Wednesday, July 13, 2011

How to Write a Book - Part 1: Approach

The first draft of The Hunter Chronicles Book 2 is finished and I sent it to my editor at Simon & Schuster yesterday. Huzzah!

Today, I’m starting on a new series. Nearly a year ago, I pitched several ideas to my agent, Steven Malk of Writer’s House (this is his informal title; his formal title is Steven of the Very Helpful Insights, though I usually just call him “Glorious One” to keep it simple (he prefers it that way, if you’re thinking of querying him. May your query letters abound o’ Glorious One! *Note: the Glorious One is not accepting query letters at the moment, as far as I know. **Note: referring to your agent as “the Glorious One” is not recommended)).

Steve has an amazing eye for market and story. He knows what publishers will buy and what readers will read, and where the two occasionally meet. From the half dozen or so ideas I sent him, he picked one he thought had real potential and we’ve been going back and forth on it ever since.

Finding a good idea, especially one that hasn’t been done before, is very difficult. In children’s lit, if I write a book involving children and magic, I will get compared to Harry Potter, and if I write a book that touches on mythology, I will get compared to Percy Jackson. J.K. Rowling and Rick Riordan weren’t the first to write on these subjects, but they did it best, and became the standard. They own the space, at least for the next decade or two.

That doesn’t mean I can’t write a book about a demigod that goes off to school and learns he’s a wizard; it just means that if I do, I need to write it in an entirely different way. I need a different approach, and defining the approach begins when I move from idea to concept.

Example idea: boy discovers he’s a demigod and goes to school to become a wizard.

Derivative, right? Now for the concept… 


Example concept: an orphaned boy discovers he’s a demigod after his goddess mother appears to him in a bowl of egg whites. Upset that he’s been orphaned, the boy rejects his heritage and attends a school for outcasts, where he learns to become a wizard, and finds out his father is a god-wizard hybrid named Kronos-Voldemort.

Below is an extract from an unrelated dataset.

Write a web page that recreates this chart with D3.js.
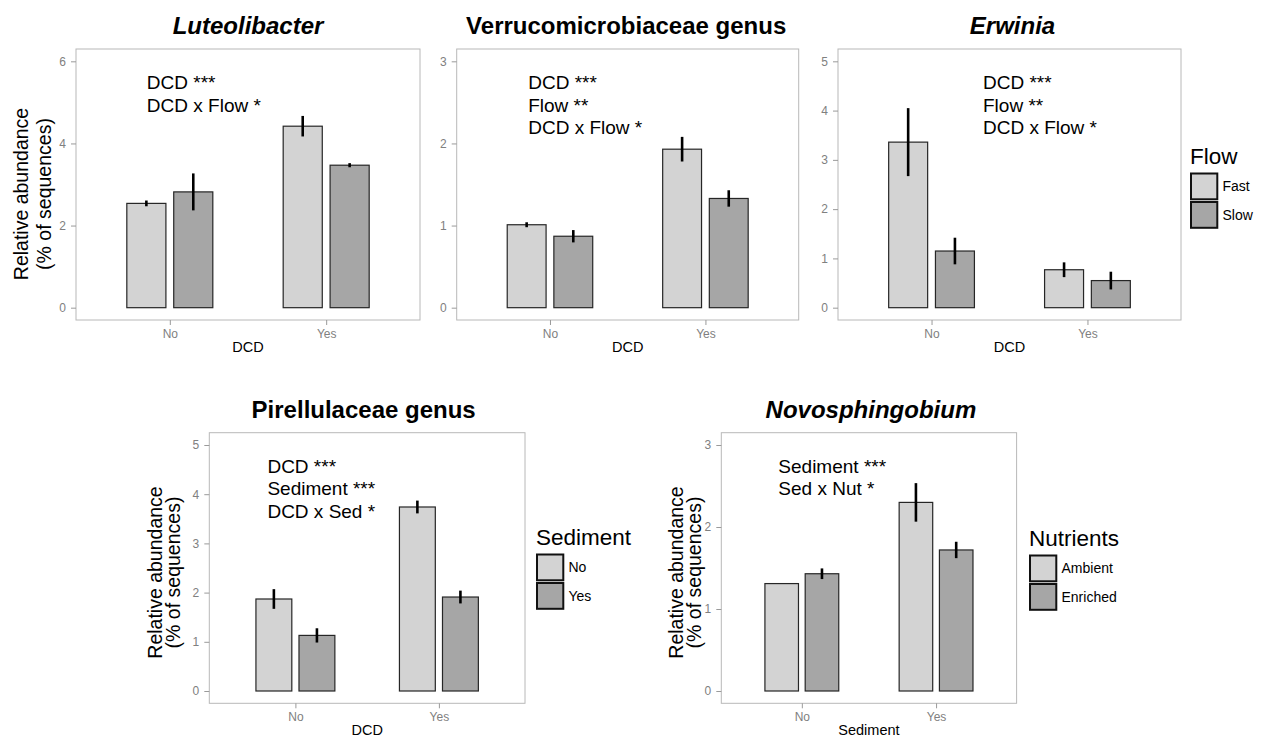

Okay, wow… I actually like that concept now that I’ve written it. But the point is, approach matters more than the idea. Don’t get me wrong—a bad idea will kill a book—but the right approach can save many bad ideas, whereas not even the greatest writing can save a bad approach. Great writing and a bad approach is called “literature” and nobody wants to read it.

The approach is my jumping off point. An approach includes my choices for milieu, plot, character, prose style — everything I will need before I write a single line of the actual book. Only when I’ve finished the book will I have a “story.”

That’s all for now. Next time, I’ll either forget to follow up on this, or I’ll write something about a dystopian future where games turn deadly, and masons hide secret symbols in the crumbling ruins of the United States Capitol — secrets that could stop the games forever and save us all... (:$@$:)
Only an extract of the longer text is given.